Task 2 needs to be completed before Task 3 and Task 4 can start.
Task 5 needs to be completed before Task 6 can start.

By scheduling Task 3, Task 4, and Task 6 for execution at or before time unit 3, we can ensure that these tasks meet the SLAs as shown in figure 9 .

Continuing with the same logic and applying it backward:

For Task 2 and Task 5, we must ensure that it starts its execution before or at time unit 2. This ensures that Task 3, Task 4, and Task 6 can start on time to meet the SLA.

Similarly, for Task 1, we need to guarantee its completion before or at time unit 1. This enables Task 2 to start on time, cascading down the workflow to ensure all subsequent tasks meet their deadlines and adhere to the SLA.

Figure 10 — DAG with populated ALAP times

In our multitenant workflow, we have different groups of organisations, each group having a different SLA, let’s examine a simplified workflow with tasks for three different organisations and Let’s assume each task takes 30 min time:

Organisation T: SLA is 9:00 AM
Organisation G: SLA is 10:00 AM
Organisation F: SLA is 10:30 AM

We will proceed to backtrack and determine the latest start times for each task in the workflow to ensure that all organisations meet their respective SLAs. Finally we will end up with a schedule that looks like the one shown in Figure 12. If we have sufficient resources[1] we will be able to execute the workflow within SLA if we start executing the start task before 6:30 AM.

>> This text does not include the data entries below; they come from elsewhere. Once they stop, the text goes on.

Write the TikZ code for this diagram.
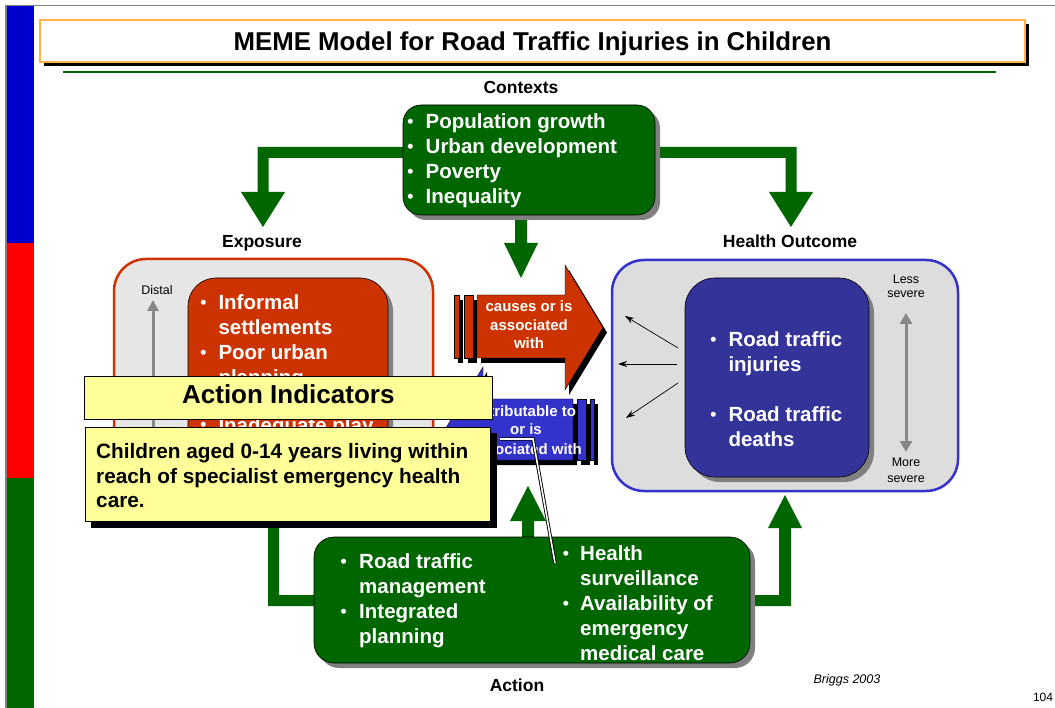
\documentclass[tikz,border=0pt]{standalone}
\usepackage{fontspec}
\setmainfont{Liberation Sans}
\usetikzlibrary{shadows,arrows.meta}
\definecolor{mgreen}{HTML}{006600}
\definecolor{mred}{HTML}{CC3300}
\definecolor{mblue}{HTML}{3333CC}
\definecolor{mnavy}{HTML}{333399}
\definecolor{lgray}{HTML}{E6E6E6}
\definecolor{hgray}{HTML}{DDDDDD}
\definecolor{yel}{HTML}{FFFF99}
\definecolor{orangeb}{HTML}{FFB347}
\definecolor{sgray}{HTML}{808080}
\definecolor{agray}{HTML}{888888}
\definecolor{barblue}{HTML}{0000CC}
\definecolor{barred}{HTML}{FF0000}
\newcommand{\bline}[5]{%
  \node[wtext,font=\fontsize{17.5}{20}\selectfont\bfseries,anchor=base] (#1b) at (#2,#4-1) {\textbullet};
  \node[wtext,anchor=base west] (#1) at (#3,#4) {#5};}
\newcommand{\contline}[4]{\node[wtext,anchor=base west] (#1) at (#2,#3) {#4};}
\begin{document}
\begin{tikzpicture}[x=1pt,y=-1pt,
  wtext/.style={font=\fontsize{20.5}{25}\selectfont\bfseries,text=white,inner sep=0pt},
  lab/.style={font=\fontsize{17.5}{20}\selectfont\bfseries,inner sep=0pt,anchor=base},
  small/.style={font=\fontsize{12.5}{15}\selectfont,inner sep=0pt,anchor=base},
  atext/.style={font=\fontsize{15}{18}\selectfont\bfseries,text=white,inner sep=0pt,anchor=base},
  gshadow/.style={drop shadow={shadow xshift=5pt,shadow yshift=-5pt,fill=sgray,opacity=1}},
  bshadow/.style={drop shadow={shadow xshift=#1,shadow yshift=-#1,fill=black,opacity=1}},
  conn/.style={fill=mgreen,draw=none},
  blk/.style={inner sep=0pt},
  thinarrow/.style={line width=0.7pt,-{Stealth[length=9pt,width=6pt]}},
  grayarrow/.style={agray,line width=3pt},
]
\useasboundingbox (0,0) rectangle (1055,708);
\fill[white] (0,0) rectangle (1055,708);
% side bars and frame
\fill[barblue] (7,6) rectangle (34,243);
\fill[barred] (7,243) rectangle (34,478);
\fill[mgreen] (7,478) rectangle (34,708);
\draw[gray,line width=1.2pt] (6,708) -- (6,5.5) -- (1055,5.5);
% title
\node[blk,draw=orangeb,line width=1.2pt,fill=white,minimum width=985pt,minimum height=42pt,bshadow=4pt] (titlebox) at (532.5,41) {};
\node[font=\fontsize{25.8}{30}\selectfont\bfseries,inner sep=0pt,anchor=base] (title) at (532.5,50.5) {MEME Model for Road Traffic Injuries in Children};
\draw[mgreen,line width=2.2pt] (63,72) -- (996,72);
% labels
\node[lab] (lctx) at (521,93.3) {Contexts};
\node[lab] (lexp) at (262,248) {Exposure};
\node[lab] (lho) at (790,248) {Health Outcome};
\node[lab] (lact) at (517,691) {Action};
\node[small,font=\fontsize{12.5}{15}\selectfont\itshape] (brig) at (847,683.5) {Briggs 2003};
\node[small,font=\fontsize{12}{14}\selectfont] (pnum) at (1043,701) {104};
% top green connectors
\fill[conn] (410,147) -- (257.5,147) -- (257.5,192) -- (241,192) -- (263,227) -- (285,192) -- (268.5,192) -- (268.5,158) -- (410,158) -- cycle;
\fill[conn] (650,147) -- (796.5,147) -- (796.5,192) -- (813,192) -- (791,227) -- (769,192) -- (785.5,192) -- (785.5,158) -- (650,158) -- cycle;
\fill[conn] (515,210) -- (515,243) -- (504,243) -- (521,278) -- (538,243) -- (527,243) -- (527,210) -- cycle;
% contexts box
\node[blk,draw=black,line width=0.6pt,fill=mgreen,rounded corners=18pt,minimum width=252pt,minimum height=110pt,gshadow] (ctx) at (529,160) {};
\bline{c1}{410.5}{425.5}{128.3}{Population growth}
\bline{c2}{410.5}{425.5}{153.3}{Urban development}
\bline{c3}{410.5}{425.5}{178.3}{Poverty}
\bline{c4}{410.5}{425.5}{203.3}{Inequality}
% exposure box
\node[blk,draw=mred,line width=2.5pt,fill=lgray,rounded corners=32pt,minimum width=319pt,minimum height=233pt] (exp) at (273.5,375.5) {};
\node[small] (distal) at (157,294.5) {Distal};
\coordinate (dlo) at (153,485);
\coordinate (dhi) at (153,300);
\draw[grayarrow,-{Triangle[length=11pt,width=11pt]}] (dlo) -- (dhi);
\node[blk,draw=black,line width=0.6pt,fill=mred,rounded corners=28pt,minimum width=200pt,minimum height=199pt,gshadow] (expin) at (288,377.5) {};
\bline{e1}{203.5}{218.3}{309.3}{Informal}
\contline{e2}{218.3}{334.3}{settlements}
\bline{e3}{203.5}{218.3}{359.3}{Poor urban}
\contline{e4}{218.3}{384.3}{planning}
\bline{e5}{203.5}{218.3}{432}{Inadequate play}
% health outcome box
\node[blk,draw=mblue,line width=2.5pt,fill=hgray,rounded corners=32pt,minimum width=346pt,minimum height=231pt] (ho) at (785,375.5) {};
\node[blk,draw=black,line width=0.6pt,fill=mnavy,rounded corners=30pt,minimum width=184pt,minimum height=199pt,gshadow] (hoin) at (777,377.5) {};
\bline{h1}{713.5}{728.3}{346.5}{Road traffic}
\contline{h2}{728.3}{371.5}{injuries}
\bline{h3}{713.5}{728.3}{421.7}{Road traffic}
\contline{h4}{728.3}{446.7}{deaths}
\node[small] (less1) at (906,283.5) {Less};
\node[small] (less2) at (906,297.5) {severe};
\node[small] (more1) at (906,466.5) {More};
\node[small] (more2) at (906,482) {severe};
\coordinate (sevtop) at (906,313);
\coordinate (sevbot) at (906,452);
\draw[grayarrow,{Triangle[length=11pt,width=12pt]}-{Triangle[length=11pt,width=12pt]}] (sevtop) -- (sevbot);
\coordinate (a1s) at (678,348); \coordinate (a1e) at (625,316);
\coordinate (a2s) at (677,364); \coordinate (a2e) at (618,364);
\coordinate (a3s) at (678,383); \coordinate (a3e) at (626,418);
\draw[thinarrow] (a1s) -- (a1e);
\draw[thinarrow] (a2s) -- (a2e);
\draw[thinarrow] (a3s) -- (a3e);
% red arrow (causes)
\begin{scope}[shift={(4,5)}]
\fill[black] (454,295) rectangle (459,358);
\fill[black] (464,295) rectangle (473,358);
\fill[black] (477,295) -- (565,295) -- (565,265) -- (603,327.5) -- (565,390) -- (565,358) -- (477,358) -- cycle;
\end{scope}
\filldraw[fill=mred,draw=black,line width=0.4pt] (454,295) rectangle (459,358);
\filldraw[fill=mred,draw=black,line width=0.4pt] (464,295) rectangle (473,358);
\filldraw[fill=mred,draw=black,line width=0.4pt] (477,295) -- (565,295) -- (565,265) -- (603,327.5) -- (565,390) -- (565,358) -- (477,358) -- cycle;
\node[atext] (r1) at (529,311.7) {causes or is};
\node[atext] (r2) at (529,330.5) {associated};
\node[atext] (r3) at (529,349) {with};
% blue arrow (attributable)
\begin{scope}[shift={(4,5)}]
\fill[black] (577,399) rectangle (586,460);
\fill[black] (590,399) rectangle (594,460);
\fill[black] (573,399) -- (483,399) -- (483,367) -- (445,429.5) -- (483,492) -- (483,460) -- (573,460) -- cycle;
\end{scope}
\filldraw[fill=mblue,draw=black,line width=0.4pt] (577,399) rectangle (586,460);
\filldraw[fill=mblue,draw=black,line width=0.4pt] (590,399) rectangle (594,460);
\filldraw[fill=mblue,draw=black,line width=0.4pt] (573,399) -- (483,399) -- (483,367) -- (445,429.5) -- (483,492) -- (483,460) -- (573,460) -- cycle;
\node[atext] (b1) at (526,416.7) {attributable to};
\node[atext] (b2) at (526,435) {or is};
\node[atext] (b3) at (526,454) {associated with};
% bottom green connectors
\fill[conn] (319,595) -- (279,595) -- (279,527) -- (291,527) -- (273.5,492) -- (256,527) -- (268,527) -- (268,606) -- (319,606) -- cycle;
\fill[conn] (522,545) -- (522,521) -- (510,521) -- (528,486) -- (546,521) -- (534,521) -- (534,545) -- cycle;
\fill[conn] (745,595) -- (779,595) -- (779,528) -- (768,528) -- (785,495) -- (802,528) -- (791,528) -- (791,606) -- (745,606) -- cycle;
% action box
\node[blk,draw=black,line width=0.6pt,fill=mgreen,rounded corners=20pt,minimum width=436pt,minimum height=126pt,gshadow] (act) at (532,600) {};
\bline{l1}{343.6}{359}{568.5}{Road traffic}
\contline{l2}{359}{593.5}{management}
\bline{l3}{343.6}{359}{618.5}{Integrated}
\contline{l4}{359}{643.5}{planning}
\bline{g1}{566}{580}{560.5}{Health}
\contline{g2}{580}{585.5}{surveillance}
\bline{g3}{566}{580}{610.5}{Availability of}
\contline{g4}{580}{635.5}{emergency}
\contline{g5}{580}{660.5}{medical care}
% action indicators callout
\node[blk,draw=black,line width=0.8pt,fill=yel,minimum width=408.4pt,minimum height=43.3pt] (aihead) at (288.5,397.65) {};
\node[font=\fontsize{26}{30}\selectfont\bfseries,inner sep=0pt,anchor=base] (aititle) at (288.3,403.3) {Action Indicators};
\node[blk,draw=black,line width=0.8pt,fill=yel,minimum width=405.7pt,minimum height=94.4pt,bshadow=6pt] (aibody) at (287.85,474.5) {};
\node[font=\fontsize{20.8}{25}\selectfont\bfseries,inner sep=0pt,anchor=base west] (ai1) at (96,458.3) {Children aged 0-14 years living within};
\node[font=\fontsize{20.8}{25}\selectfont\bfseries,inner sep=0pt,anchor=base west] (ai2) at (96,483.3) {reach of specialist emergency health};
\node[font=\fontsize{20.8}{25}\selectfont\bfseries,inner sep=0pt,anchor=base west] (ai3) at (96,507.3) {care.};
\coordinate (cl1) at (500,439);
\coordinate (cl2) at (533,439);
\coordinate (cl3) at (555,563);
\draw[line width=0.9pt,double=white,double distance=1.6pt] (cl1) -- (cl2) -- (cl3);
\end{tikzpicture}
\end{document}
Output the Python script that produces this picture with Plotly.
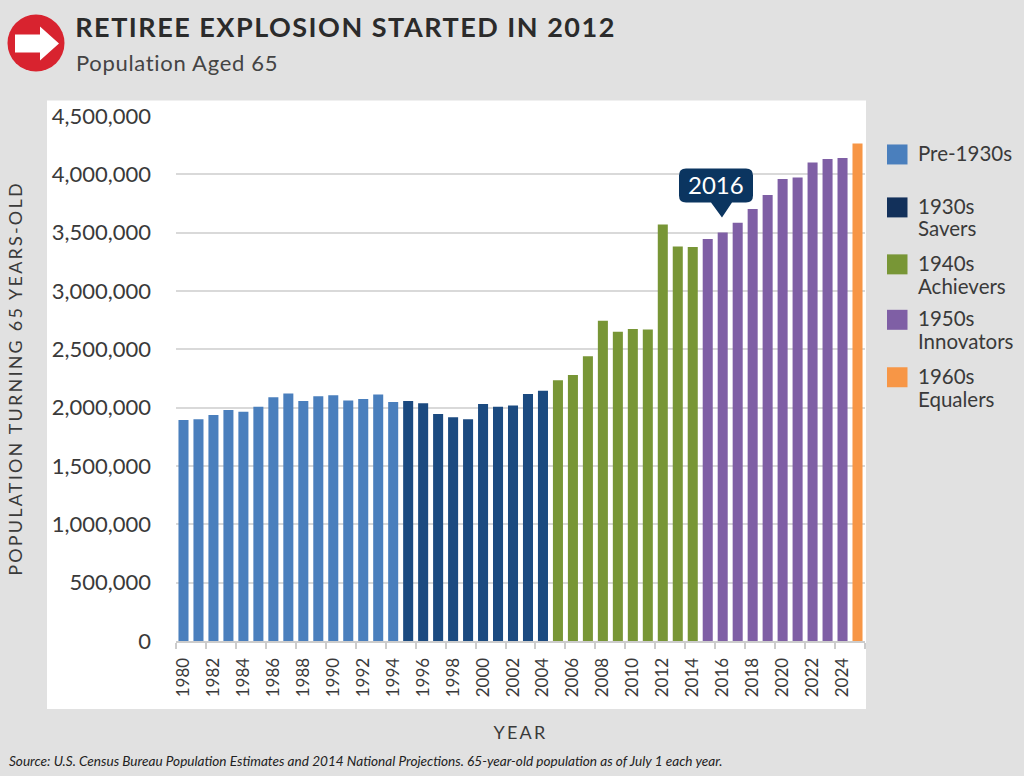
import plotly.graph_objects as go

years = [str(y) for y in range(1980, 2026)]
population = [1895000, 1900000, 1938000, 1981000, 1964000, 2007000, 2090000, 2121000, 2058000, 2098000,
              2107000, 2061000, 2075000, 2112000, 2049000, 2058000, 2038000, 1946000, 1918000, 1901000,
              2032000, 2007000, 2018000, 2118000, 2144000, 2235000, 2280000, 2440000, 2745000, 2650000,
              2675000, 2670000, 3571000, 3382000, 3377000, 3445000, 3502000, 3585000, 3702000, 3822000,
              3959000, 3973000, 4102000, 4131000, 4139000, 4265000]
generations = ["Pre-1930s", "1930s<br>Savers", "1940s<br>Achievers", "1950s<br>Innovators", "1960s<br>Equalers"]
generation_counts = [15, 10, 10, 10, 1]
bar_colors = ["#4a7fbd", "#1b4a80", "#789636", "#7f5fa5", "#f79646"]
swatch_colors = ["#4a7fbd", "#12305a", "#789636", "#7f5fa5", "#f79646"]
y_ticks = [0, 500000, 1000000, 1500000, 2000000, 2500000, 3000000, 3500000, 4000000, 4500000]
title = "RETIREE EXPLOSION STARTED IN 2012"
subtitle = "Population Aged 65"
source = "Source: U.S. Census Bureau Population Estimates and 2014 National Projections. 65-year-old population as of July 1 each year."

W, H = 1024, 776
L, R, T, B = 176, 865, 115.5, 641
FONT = "Lato"
TEXT = "#3a3a3a"

def px(x):
    return (x - L) / (R - L)

def py(y):
    return (B - y) / (B - T)

def poly(points):
    return "M " + " L ".join(f"{px(x):.5f},{py(y):.5f}" for x, y in points) + " Z"

fig = go.Figure()
start = 0
for name, count, color in zip(generations, generation_counts, bar_colors):
    end = start + count
    fig.add_bar(x=years[start:end], y=population[start:end], name=name.replace("<br>", " "),
                marker=dict(color=color, line=dict(width=0)), showlegend=False)
    start = end

shapes = [
    dict(type="rect", xref="paper", yref="paper", x0=px(47), x1=px(866), y0=py(709), y1=py(100),
         fillcolor="white", line=dict(width=0), layer="below"),
    dict(type="circle", xref="paper", yref="paper", x0=px(7.5), x1=px(64.5), y0=py(71), y1=py(14),
         fillcolor="#d8232f", line=dict(width=0)),
    dict(type="path", xref="paper", yref="paper",
         path=poly([(15, 34), (40, 34), (40, 26), (59, 43), (40, 60), (40, 52), (15, 52)]),
         fillcolor="white", line=dict(width=0)),
]

# callout
x0, x1, y0, y1, r = 679, 753, 168, 202, 7
callout = (f"M {px(x0 + r):.5f},{py(y0):.5f} L {px(x1 - r):.5f},{py(y0):.5f} "
           f"Q {px(x1):.5f},{py(y0):.5f} {px(x1):.5f},{py(y0 + r):.5f} "
           f"L {px(x1):.5f},{py(y1 - r):.5f} Q {px(x1):.5f},{py(y1):.5f} {px(x1 - r):.5f},{py(y1):.5f} "
           f"L {px(732):.5f},{py(y1):.5f} L {px(722):.5f},{py(217):.5f} L {px(711):.5f},{py(y1):.5f} "
           f"L {px(x0 + r):.5f},{py(y1):.5f} Q {px(x0):.5f},{py(y1):.5f} {px(x0):.5f},{py(y1 - r):.5f} "
           f"L {px(x0):.5f},{py(y0 + r):.5f} Q {px(x0):.5f},{py(y0):.5f} {px(x0 + r):.5f},{py(y0):.5f} Z")
shapes.append(dict(type="path", xref="paper", yref="paper", path=callout, fillcolor="#0b3560", line=dict(width=0)))

annotations = [
    dict(text=f"<b>{title}</b>", x=px(99), y=py(26), xanchor="left", yanchor="middle",
         font=dict(size=27, color="#2b2b2b", family=FONT)),
    dict(text=subtitle, x=px(81), y=py(62), xanchor="left", yanchor="middle",
         font=dict(size=22, color="#444444", family=FONT)),
    dict(text="2016", x=px(716), y=py(184), xanchor="center", yanchor="middle",
         font=dict(size=24, color="white", family=FONT)),
    dict(text=f"<i>{source}</i>", x=px(8), y=py(761), xanchor="left", yanchor="middle",
         font=dict(size=13.6, color="#222222", family=FONT)),
]

swatch_tops = [144, 197, 254, 309.5, 367]
label_centers = [[153], [206, 228], [263, 286], [318, 341], [376, 399]]
for name, color, top, centers in zip(generations, swatch_colors, swatch_tops, label_centers):
    shapes.append(dict(type="rect", xref="paper", yref="paper", x0=px(887), x1=px(907.5), y0=py(top + 20), y1=py(top),
                       fillcolor=color, line=dict(width=0)))
    for line, center in zip(name.split("<br>"), centers):
        annotations.append(dict(text=line, x=px(917), y=py(center), xanchor="left", yanchor="middle", align="left",
                                font=dict(size=20.5, color=TEXT, family=FONT)))

for a in annotations:
    a.update(xref="paper", yref="paper", showarrow=False, borderpad=0)

fig.update_layout(
    width=W, height=H, margin=dict(l=L, r=W - R, t=T, b=H - B),
    paper_bgcolor="#e1e1e1", plot_bgcolor="white", bargap=0.33, barmode="overlay",
    shapes=shapes, annotations=annotations, showlegend=False,
    font=dict(family=FONT, color=TEXT),
)
fig.update_xaxes(
    type="category", categoryorder="array", categoryarray=years, dtick=2, tickson="boundaries",
    ticks="outside", ticklen=6, tickcolor="#cccccc", tickwidth=1.5, tickangle=-90, ticklabelstandoff=8,
    tickfont=dict(size=17, color=TEXT, family=FONT), showgrid=False,
    showline=True, linecolor="#cccccc", linewidth=2, automargin=False,
    title=dict(text="YEAR", standoff=30, font=dict(size=18, color=TEXT, family=FONT)),
)
fig.update_yaxes(
    range=[0, 4500000], tickvals=y_ticks, tickformat=",d", showgrid=True, gridcolor="#d9d9d9", gridwidth=2,
    zeroline=False, ticks="", ticklabelstandoff=24, automargin=False,
    tickfont=dict(size=22, color=TEXT, family=FONT),
    title=dict(text="POPULATION TURNING 65 YEARS-OLD", standoff=24, font=dict(size=18, color=TEXT, family=FONT)),
)

post = """
document.body.style.margin = '0';
document.body.style.background = '#e1e1e1';
var gd = document.getElementById('{plot_id}');
function spacing() {
  gd.querySelectorAll('.ytitle, .xtitle').forEach(function (e) { e.style.letterSpacing = '2.2px'; });
  gd.querySelectorAll('.annotation-text').forEach(function (e) {
    var t = e.textContent;
    if (t.indexOf('RETIREE') === 0) e.style.letterSpacing = '1.5px';
    if (t.indexOf('Population') === 0) e.style.letterSpacing = '0.7px';
  });
}
spacing();
"""
fig.write_html("out.html", post_script=post, config=dict(displayModeBar=False))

Given the defined SLAs and scheduling priorities, tasks will be executed in accordance with these priorities, regardless of any delays encountered during the process. This ensures that tasks for organisations with earlier SLAs are given priority, even in situations where delays occur. By adhering to the established priorities, the workflow can effectively meet the deadlines set by each organisation’s SLA.

Acknowledging that task execution times may vary in reality, we must adjust our approach to accommodate this variability. This adjustment will ensure that our scheduling strategy remains robust and adaptable to the dynamic nature of task execution times.

Proactive ALAP Scheduling Strategy

Let’s consider a simple workflow for Organization G with 4 tasks and an SLA of 8:00 AM.

On day 1, we proceed with the workflow assuming each task takes 30 minutes to complete. After the execution is finished, we record the actual execution times of each task in the database for future reference.

On day 2 ,Execution times from the previous runs are used to compute ALAP scheduling times for tasks. After each run, the actual execution times are recorded and averaged with the previous execution times.

Over time, the algorithm uses the average execution times from the last 5 days to compute ALAP scheduling times, ensuring adaptability to changing execution patterns. By incorporating historical execution data into the scheduling algorithm, you can dynamically adjust task schedules based on real-world performance, improving the efficiency and reliability of your workflow management system.

Results

In our expansive ETL workflow, a single tenant typically comprises approximately 1200 tasks within a single execution. With approximately 250 tenants in one workflow DAG, it spans to a vast network of around 300,000 tasks. Despite operating at an extensive scale, we are proud to report that our system consistently meets Service Level Agreements (SLAs) for all tenants, maintaining a 90% adherence rate to SLAs every month. This achievement underscores our commitment to efficiency and reliability in managing complex data operations at scale.

With our current approach, we have effectively tackled all the challenges we initially encountered:

Tenant Isolation: As depicted in Figure below, our system ensures that higher-priority tenants irrespective of volume of data to process, complete their ETL tasks before lower-priority tenants. This prioritisation mechanism guarantees that lower-priority tenants’ ETL completion does not hinder the performance of higher-priority ones.

Figure 16 — ETL completion time for different priority tenants (over 2 days)

Enable business to define the SLAs: Depending on business needs, we can tailor SLAs to meet the specific needs of each tenant in the workflow. This flexibility allows for the establishment of different deadlines for various tenants, ensuring that the system aligns closely with individual contractual agreements.
Minimal manual intervention: Remarkably, our workflow operates seamlessly, demanding minimal to no manual intervention even when confronted with anomalies or issues. Leveraging computed ALAP times, the system intelligently schedules tasks to their relative times in the event of disruptions, ensuring smooth continuity and adherence to deadlines as shown in figure 17. This automated approach not only enhances efficiency but also minimises downtime, enabling the workflow to maintain its robust performance even in challenging circumstances.

Figure 17 — ETL completion time with SLA for higher priority tenants (over 1 week)

Conclusion

In our pursuit of refining our workflow management system, we’ve implemented As Late As Possible (ALAP) scheduling principles with a nuanced approach. Recognizing the varied priorities across different task groups, we introduced diverse Service Level Agreements (SLAs) to cater to distinct priority levels. Moreover, rather than relying on fixed assumptions for task execution times, we turned to historical data to predict and incorporate task execution trends into our ALAP computations. This adaptive strategy allows us to dynamically adjust task schedules based on real-world performance, ensuring optimal resource allocation and timely completion of tasks aligned with their respective priorities. By embracing these enhancements, we’re fostering a more agile and efficient workflow ecosystem, poised to meet the evolving demands of our operations with precision and reliability.

[1] In workflow optimization, there exists a fundamental trade-off between fixed Service Level Agreements (SLAs) and resource optimization. Typically, organisations either set fixed SLAs and optimise resources accordingly or allocate fixed resources and optimise for meeting SLAs. In our specific scenario, we adhere to the former approach, where the emphasis lies on maintaining consistent SLAs while optimising resource allocation.